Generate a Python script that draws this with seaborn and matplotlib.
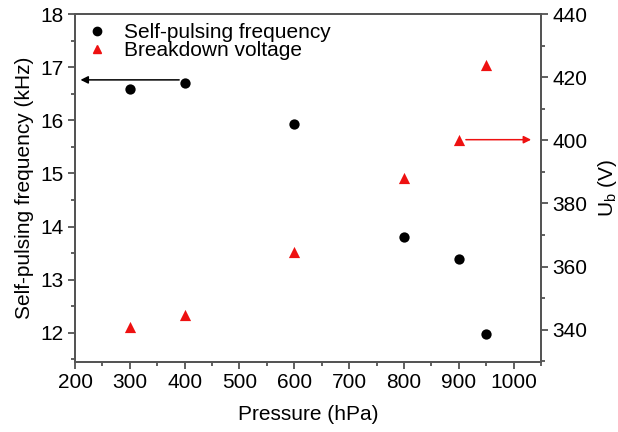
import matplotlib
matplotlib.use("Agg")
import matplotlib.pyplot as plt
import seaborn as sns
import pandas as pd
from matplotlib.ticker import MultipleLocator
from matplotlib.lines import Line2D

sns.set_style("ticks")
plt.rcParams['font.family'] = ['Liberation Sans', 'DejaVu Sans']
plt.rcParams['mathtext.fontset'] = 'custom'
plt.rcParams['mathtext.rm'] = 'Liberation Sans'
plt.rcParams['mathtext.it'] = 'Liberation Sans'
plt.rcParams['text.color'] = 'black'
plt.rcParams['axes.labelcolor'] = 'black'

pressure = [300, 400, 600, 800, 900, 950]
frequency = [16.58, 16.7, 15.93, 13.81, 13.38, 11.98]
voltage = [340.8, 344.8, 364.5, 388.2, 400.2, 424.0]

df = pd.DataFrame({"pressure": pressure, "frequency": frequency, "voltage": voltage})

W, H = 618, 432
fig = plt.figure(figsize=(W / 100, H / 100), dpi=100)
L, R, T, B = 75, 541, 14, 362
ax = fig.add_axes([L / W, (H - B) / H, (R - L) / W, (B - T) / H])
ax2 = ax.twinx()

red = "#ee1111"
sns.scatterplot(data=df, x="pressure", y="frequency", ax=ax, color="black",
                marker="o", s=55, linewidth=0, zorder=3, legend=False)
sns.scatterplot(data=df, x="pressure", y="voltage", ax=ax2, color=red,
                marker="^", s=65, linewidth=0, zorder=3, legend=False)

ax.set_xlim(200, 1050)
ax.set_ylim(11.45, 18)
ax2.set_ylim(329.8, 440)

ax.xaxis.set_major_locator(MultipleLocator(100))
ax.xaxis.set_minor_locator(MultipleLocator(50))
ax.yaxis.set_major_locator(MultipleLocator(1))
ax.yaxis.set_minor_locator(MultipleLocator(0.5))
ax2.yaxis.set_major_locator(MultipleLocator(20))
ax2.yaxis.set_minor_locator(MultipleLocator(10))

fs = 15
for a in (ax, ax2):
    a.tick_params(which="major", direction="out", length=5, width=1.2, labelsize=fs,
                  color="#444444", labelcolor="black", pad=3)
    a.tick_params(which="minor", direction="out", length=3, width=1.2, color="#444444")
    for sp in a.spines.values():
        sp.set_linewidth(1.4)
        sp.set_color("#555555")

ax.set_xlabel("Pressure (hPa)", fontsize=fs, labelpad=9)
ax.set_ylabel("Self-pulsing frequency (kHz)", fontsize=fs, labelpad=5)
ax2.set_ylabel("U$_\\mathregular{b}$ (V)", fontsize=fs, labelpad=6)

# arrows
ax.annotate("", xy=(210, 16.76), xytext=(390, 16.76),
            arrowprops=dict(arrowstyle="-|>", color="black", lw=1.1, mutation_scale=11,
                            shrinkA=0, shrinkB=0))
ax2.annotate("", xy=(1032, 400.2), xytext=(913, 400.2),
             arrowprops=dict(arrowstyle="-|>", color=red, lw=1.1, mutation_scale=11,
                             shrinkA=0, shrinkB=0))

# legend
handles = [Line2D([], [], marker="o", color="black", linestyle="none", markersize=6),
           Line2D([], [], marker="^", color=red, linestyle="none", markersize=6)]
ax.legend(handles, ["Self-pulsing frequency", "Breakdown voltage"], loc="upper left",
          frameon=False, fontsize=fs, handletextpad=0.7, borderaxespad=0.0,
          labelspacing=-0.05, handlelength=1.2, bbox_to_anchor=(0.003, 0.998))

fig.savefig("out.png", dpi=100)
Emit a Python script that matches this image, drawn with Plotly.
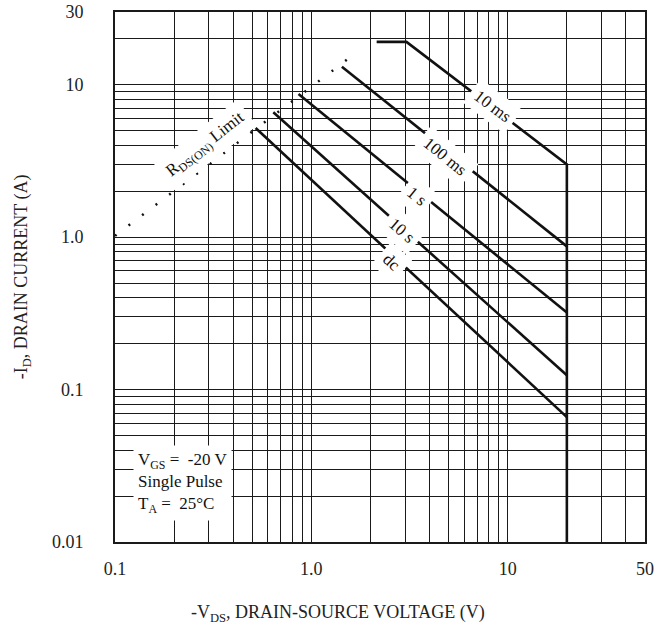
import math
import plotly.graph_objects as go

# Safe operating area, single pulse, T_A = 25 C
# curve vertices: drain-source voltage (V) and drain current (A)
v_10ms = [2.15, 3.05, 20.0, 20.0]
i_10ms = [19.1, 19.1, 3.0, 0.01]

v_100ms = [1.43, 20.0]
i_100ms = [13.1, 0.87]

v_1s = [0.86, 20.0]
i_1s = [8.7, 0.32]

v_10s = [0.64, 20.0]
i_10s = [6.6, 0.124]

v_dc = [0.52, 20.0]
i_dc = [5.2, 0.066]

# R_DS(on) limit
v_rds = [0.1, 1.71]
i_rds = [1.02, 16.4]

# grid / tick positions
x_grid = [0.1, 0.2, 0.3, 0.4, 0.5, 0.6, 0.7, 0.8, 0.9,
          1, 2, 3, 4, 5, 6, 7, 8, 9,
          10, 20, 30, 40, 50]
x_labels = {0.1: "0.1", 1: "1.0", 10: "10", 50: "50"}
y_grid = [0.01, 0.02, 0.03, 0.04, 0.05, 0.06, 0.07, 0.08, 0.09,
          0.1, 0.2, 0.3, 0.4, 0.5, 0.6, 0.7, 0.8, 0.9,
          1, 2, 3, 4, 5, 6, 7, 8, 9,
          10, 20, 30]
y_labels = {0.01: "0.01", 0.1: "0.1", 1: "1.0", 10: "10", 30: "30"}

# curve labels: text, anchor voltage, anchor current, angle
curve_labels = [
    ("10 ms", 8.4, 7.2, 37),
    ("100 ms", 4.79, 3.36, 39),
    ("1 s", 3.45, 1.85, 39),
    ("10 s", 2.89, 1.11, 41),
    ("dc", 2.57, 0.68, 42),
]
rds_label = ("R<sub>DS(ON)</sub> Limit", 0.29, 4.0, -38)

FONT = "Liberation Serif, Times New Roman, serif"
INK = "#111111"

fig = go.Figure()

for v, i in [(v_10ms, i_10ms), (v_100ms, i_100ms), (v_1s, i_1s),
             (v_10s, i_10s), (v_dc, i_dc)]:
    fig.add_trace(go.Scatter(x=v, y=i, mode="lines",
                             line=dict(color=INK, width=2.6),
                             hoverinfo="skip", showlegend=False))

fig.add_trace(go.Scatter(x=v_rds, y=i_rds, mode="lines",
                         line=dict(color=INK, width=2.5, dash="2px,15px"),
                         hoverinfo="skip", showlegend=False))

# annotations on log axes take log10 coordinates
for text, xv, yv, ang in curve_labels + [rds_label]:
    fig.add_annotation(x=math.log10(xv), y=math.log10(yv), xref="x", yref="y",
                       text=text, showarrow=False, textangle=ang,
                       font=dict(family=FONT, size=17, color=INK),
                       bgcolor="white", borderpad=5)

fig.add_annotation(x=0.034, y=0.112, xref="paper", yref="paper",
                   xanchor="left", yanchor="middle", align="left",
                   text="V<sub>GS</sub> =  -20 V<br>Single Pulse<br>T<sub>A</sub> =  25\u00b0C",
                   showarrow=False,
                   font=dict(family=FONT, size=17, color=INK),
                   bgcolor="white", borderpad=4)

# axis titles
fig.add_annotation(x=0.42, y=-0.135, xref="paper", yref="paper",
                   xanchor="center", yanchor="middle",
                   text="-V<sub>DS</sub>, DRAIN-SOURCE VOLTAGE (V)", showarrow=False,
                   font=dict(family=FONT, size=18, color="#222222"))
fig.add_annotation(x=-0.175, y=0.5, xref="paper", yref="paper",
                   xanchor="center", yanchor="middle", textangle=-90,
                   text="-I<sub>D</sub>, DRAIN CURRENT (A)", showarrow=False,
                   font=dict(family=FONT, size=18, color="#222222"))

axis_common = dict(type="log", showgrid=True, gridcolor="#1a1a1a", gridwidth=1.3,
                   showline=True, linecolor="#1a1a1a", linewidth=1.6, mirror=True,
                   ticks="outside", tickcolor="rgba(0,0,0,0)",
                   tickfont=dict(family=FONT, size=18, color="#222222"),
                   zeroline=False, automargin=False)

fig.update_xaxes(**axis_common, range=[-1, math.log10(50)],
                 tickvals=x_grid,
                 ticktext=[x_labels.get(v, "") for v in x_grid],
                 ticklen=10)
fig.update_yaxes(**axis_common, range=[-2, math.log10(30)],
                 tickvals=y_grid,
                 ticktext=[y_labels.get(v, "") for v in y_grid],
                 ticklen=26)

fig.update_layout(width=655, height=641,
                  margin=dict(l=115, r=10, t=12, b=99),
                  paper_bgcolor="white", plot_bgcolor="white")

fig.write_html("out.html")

...

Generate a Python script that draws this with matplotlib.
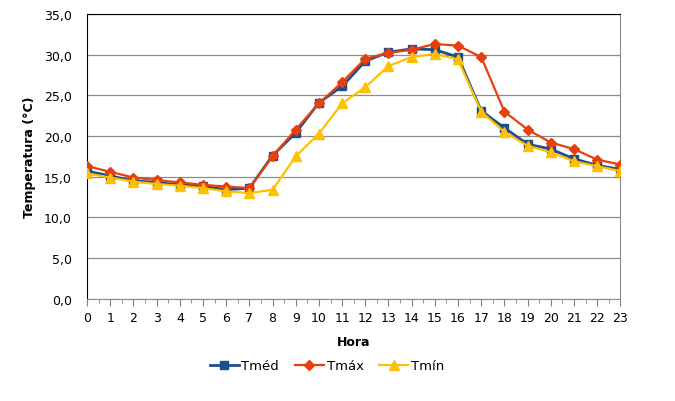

Job » Only the lines from the one containing "Emit a Python" down to the one containing "i_rds = [1.02, 16.4]" should be copied, exactly and with both ends kept. Drop the pictures.

Solution for this task »
Emit a Python script that matches this image, drawn with Plotly.
import math
import plotly.graph_objects as go

# Safe operating area, single pulse, T_A = 25 C
# curve vertices: drain-source voltage (V) and drain current (A)
v_10ms = [2.15, 3.05, 20.0, 20.0]
i_10ms = [19.1, 19.1, 3.0, 0.01]

v_100ms = [1.43, 20.0]
i_100ms = [13.1, 0.87]

v_1s = [0.86, 20.0]
i_1s = [8.7, 0.32]

v_10s = [0.64, 20.0]
i_10s = [6.6, 0.124]

v_dc = [0.52, 20.0]
i_dc = [5.2, 0.066]

# R_DS(on) limit
v_rds = [0.1, 1.71]
i_rds = [1.02, 16.4]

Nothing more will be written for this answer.